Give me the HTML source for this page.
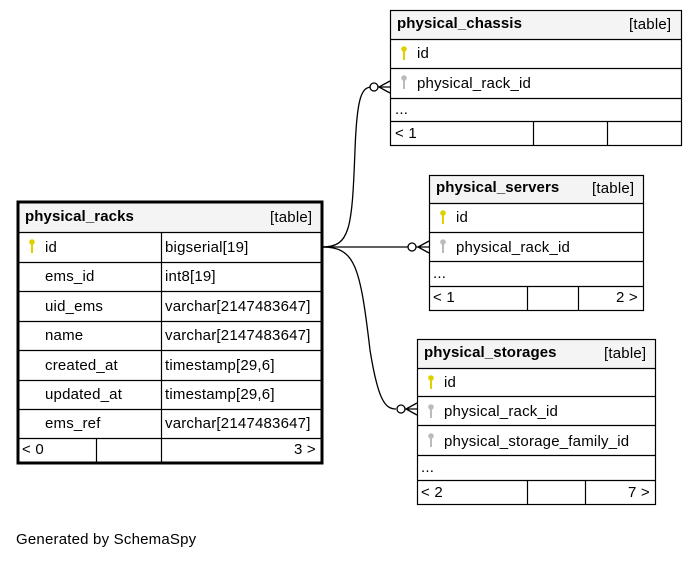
<!DOCTYPE html>
<html><head><meta charset="utf-8"><style>
body{margin:0;background:#fff;}
svg text{font-family:"Liberation Sans","DejaVu Sans",sans-serif;font-size:15px;letter-spacing:0.2px;fill:#000;}
.b{font-weight:bold;letter-spacing:0.1px;}
</style></head><body>
<svg width="697" height="559" viewBox="0 0 697 559" xmlns="http://www.w3.org/2000/svg">
<defs>
<g id="ky"><circle cx="0" cy="-3" r="2.8" fill="#e0d000"/><rect x="-1" y="-1" width="2" height="9" fill="#e0d000"/></g>
<g id="kg"><circle cx="0" cy="-3" r="2.8" fill="#bbb"/><rect x="-1" y="-1" width="2" height="9" fill="#bbb"/></g>
</defs>
<g fill="none" stroke="#000" stroke-width="1.3">
<path d="M322 247 C350 247 352 230 355 150 C357 95 362 87 372 87"/>
<path d="M322 247 L408 247"/>
<path d="M322 247 C355 247 360 265 370 350 C378 400 385 409 396 409"/>
<circle cx="374" cy="87" r="4" fill="#fff"/>
<circle cx="412" cy="247" r="4" fill="#fff"/>
<circle cx="401" cy="409" r="4" fill="#fff"/>
<path d="M378 87 L390 87 M390 81 L379 87 L390 93"/>
<path d="M416 247 L429 247 M429 241 L418 247 L429 253"/>
<path d="M405 409 L417 409 M417 403 L406 409 L417 415"/>
</g>
<rect x="390.5" y="10.5" width="291" height="29" fill="#f4f4f4" stroke="#000"/>
<g fill="none" stroke="#000" stroke-width="1.2">
<rect x="390.5" y="10.5" width="291" height="135"/>
<path d="M390 39.5H682M390 68.5H682M390 98.5H682M390 121.5H682M533.5 121V146M607.5 121V146"/>
</g>
<text x="397" y="28" class="b">physical_chassis</text><text x="629" y="29">[table]</text>
<use href="#ky" x="404" y="52"/><text x="417" y="58">id</text>
<use href="#kg" x="404" y="81"/><text x="417" y="88">physical_rack_id</text>
<text x="395" y="114">...</text><text x="395" y="138">&lt; 1</text>
<rect x="429.5" y="175.5" width="214" height="28" fill="#f4f4f4" stroke="#000"/>
<g fill="none" stroke="#000" stroke-width="1.2">
<rect x="429.5" y="175.5" width="214" height="135"/>
<path d="M429 203.5H644M429 232.5H644M429 261.5H644M429 286.5H644M527.5 286V310M578.5 286V310"/>
</g>
<text x="436" y="192" class="b">physical_servers</text><text x="592" y="193">[table]</text>
<use href="#ky" x="443" y="216"/><text x="456" y="222">id</text>
<use href="#kg" x="443" y="245"/><text x="456" y="252">physical_rack_id</text>
<text x="433" y="278">...</text><text x="433" y="302">&lt; 1</text><text x="616" y="302">2 &gt;</text>
<rect x="417.5" y="339.5" width="238" height="29" fill="#f4f4f4" stroke="#000"/>
<g fill="none" stroke="#000" stroke-width="1.2">
<rect x="417.5" y="339.5" width="238" height="165"/>
<path d="M417 368.5H656M417 396.5H656M417 425.5H656M417 455.5H656M417 480.5H656M527.5 480V505M585.5 480V505"/>
</g>
<text x="424" y="357" class="b">physical_storages</text><text x="604" y="358">[table]</text>
<use href="#ky" x="431" y="381"/><text x="444" y="387">id</text>
<use href="#kg" x="431" y="410"/><text x="444" y="416">physical_rack_id</text>
<use href="#kg" x="431" y="439"/><text x="444" y="446">physical_storage_family_id</text>
<text x="421" y="472">...</text><text x="421" y="497">&lt; 2</text><text x="628" y="497">7 &gt;</text>
<rect x="18" y="202" width="304" height="30" fill="#f4f4f4"/>
<g fill="none" stroke="#000" stroke-width="1.2">
<path d="M17 232.5H322M17 262.5H322M17 291.5H322M17 321.5H322M17 350.5H322M17 380.5H322M17 409.5H322M17 438.5H322M161.5 232V462M96.5 438V462"/>
</g>
<rect x="18" y="202" width="304" height="261" fill="none" stroke="#000" stroke-width="3"/>
<text x="25" y="221" class="b">physical_racks</text><text x="270" y="222">[table]</text>
<use href="#ky" x="32" y="245"/><text x="45" y="252">id</text><text x="165" y="252">bigserial[19]</text>
<text x="45" y="281">ems_id</text><text x="165" y="281">int8[19]</text>
<text x="45" y="311">uid_ems</text><text x="165" y="311">varchar[2147483647]</text>
<text x="45" y="340">name</text><text x="165" y="340">varchar[2147483647]</text>
<text x="45" y="370">created_at</text><text x="165" y="370">timestamp[29,6]</text>
<text x="45" y="399">updated_at</text><text x="165" y="399">timestamp[29,6]</text>
<text x="45" y="428">ems_ref</text><text x="165" y="428">varchar[2147483647]</text>
<text x="22" y="454">&lt; 0</text><text x="294" y="454">3 &gt;</text>
<text x="16" y="544">Generated by SchemaSpy</text>
</svg>
</body></html>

> WHAT IS NEEDED
Without the pictures, print the whole listing exactly as given.

> RESPONSE TO THIS TASK
Give me the HTML source for this page.
<!DOCTYPE html>
<html><head><meta charset="utf-8"><style>
body{margin:0;background:#fff;}
svg text{font-family:"Liberation Sans","DejaVu Sans",sans-serif;font-size:15px;letter-spacing:0.2px;fill:#000;}
.b{font-weight:bold;letter-spacing:0.1px;}
</style></head><body>
<svg width="697" height="559" viewBox="0 0 697 559" xmlns="http://www.w3.org/2000/svg">
<defs>
<g id="ky"><circle cx="0" cy="-3" r="2.8" fill="#e0d000"/><rect x="-1" y="-1" width="2" height="9" fill="#e0d000"/></g>
<g id="kg"><circle cx="0" cy="-3" r="2.8" fill="#bbb"/><rect x="-1" y="-1" width="2" height="9" fill="#bbb"/></g>
</defs>
<g fill="none" stroke="#000" stroke-width="1.3">
<path d="M322 247 C350 247 352 230 355 150 C357 95 362 87 372 87"/>
<path d="M322 247 L408 247"/>
<path d="M322 247 C355 247 360 265 370 350 C378 400 385 409 396 409"/>
<circle cx="374" cy="87" r="4" fill="#fff"/>
<circle cx="412" cy="247" r="4" fill="#fff"/>
<circle cx="401" cy="409" r="4" fill="#fff"/>
<path d="M378 87 L390 87 M390 81 L379 87 L390 93"/>
<path d="M416 247 L429 247 M429 241 L418 247 L429 253"/>
<path d="M405 409 L417 409 M417 403 L406 409 L417 415"/>
</g>
<rect x="390.5" y="10.5" width="291" height="29" fill="#f4f4f4" stroke="#000"/>
<g fill="none" stroke="#000" stroke-width="1.2">
<rect x="390.5" y="10.5" width="291" height="135"/>
<path d="M390 39.5H682M390 68.5H682M390 98.5H682M390 121.5H682M533.5 121V146M607.5 121V146"/>
</g>
<text x="397" y="28" class="b">physical_chassis</text><text x="629" y="29">[table]</text>
<use href="#ky" x="404" y="52"/><text x="417" y="58">id</text>
<use href="#kg" x="404" y="81"/><text x="417" y="88">physical_rack_id</text>
<text x="395" y="114">...</text><text x="395" y="138">&lt; 1</text>
<rect x="429.5" y="175.5" width="214" height="28" fill="#f4f4f4" stroke="#000"/>
<g fill="none" stroke="#000" stroke-width="1.2">
<rect x="429.5" y="175.5" width="214" height="135"/>
<path d="M429 203.5H644M429 232.5H644M429 261.5H644M429 286.5H644M527.5 286V310M578.5 286V310"/>
</g>
<text x="436" y="192" class="b">physical_servers</text><text x="592" y="193">[table]</text>
<use href="#ky" x="443" y="216"/><text x="456" y="222">id</text>
<use href="#kg" x="443" y="245"/><text x="456" y="252">physical_rack_id</text>
<text x="433" y="278">...</text><text x="433" y="302">&lt; 1</text><text x="616" y="302">2 &gt;</text>
<rect x="417.5" y="339.5" width="238" height="29" fill="#f4f4f4" stroke="#000"/>
<g fill="none" stroke="#000" stroke-width="1.2">
<rect x="417.5" y="339.5" width="238" height="165"/>
<path d="M417 368.5H656M417 396.5H656M417 425.5H656M417 455.5H656M417 480.5H656M527.5 480V505M585.5 480V505"/>
</g>
<text x="424" y="357" class="b">physical_storages</text><text x="604" y="358">[table]</text>
<use href="#ky" x="431" y="381"/><text x="444" y="387">id</text>
<use href="#kg" x="431" y="410"/><text x="444" y="416">physical_rack_id</text>
<use href="#kg" x="431" y="439"/><text x="444" y="446">physical_storage_family_id</text>
<text x="421" y="472">...</text><text x="421" y="497">&lt; 2</text><text x="628" y="497">7 &gt;</text>
<rect x="18" y="202" width="304" height="30" fill="#f4f4f4"/>
<g fill="none" stroke="#000" stroke-width="1.2">
<path d="M17 232.5H322M17 262.5H322M17 291.5H322M17 321.5H322M17 350.5H322M17 380.5H322M17 409.5H322M17 438.5H322M161.5 232V462M96.5 438V462"/>
</g>
<rect x="18" y="202" width="304" height="261" fill="none" stroke="#000" stroke-width="3"/>
<text x="25" y="221" class="b">physical_racks</text><text x="270" y="222">[table]</text>
<use href="#ky" x="32" y="245"/><text x="45" y="252">id</text><text x="165" y="252">bigserial[19]</text>
<text x="45" y="281">ems_id</text><text x="165" y="281">int8[19]</text>
<text x="45" y="311">uid_ems</text><text x="165" y="311">varchar[2147483647]</text>
<text x="45" y="340">name</text><text x="165" y="340">varchar[2147483647]</text>
<text x="45" y="370">created_at</text><text x="165" y="370">timestamp[29,6]</text>
<text x="45" y="399">updated_at</text><text x="165" y="399">timestamp[29,6]</text>
<text x="45" y="428">ems_ref</text><text x="165" y="428">varchar[2147483647]</text>
<text x="22" y="454">&lt; 0</text><text x="294" y="454">3 &gt;</text>
<text x="16" y="544">Generated by SchemaSpy</text>
</svg>
</body></html>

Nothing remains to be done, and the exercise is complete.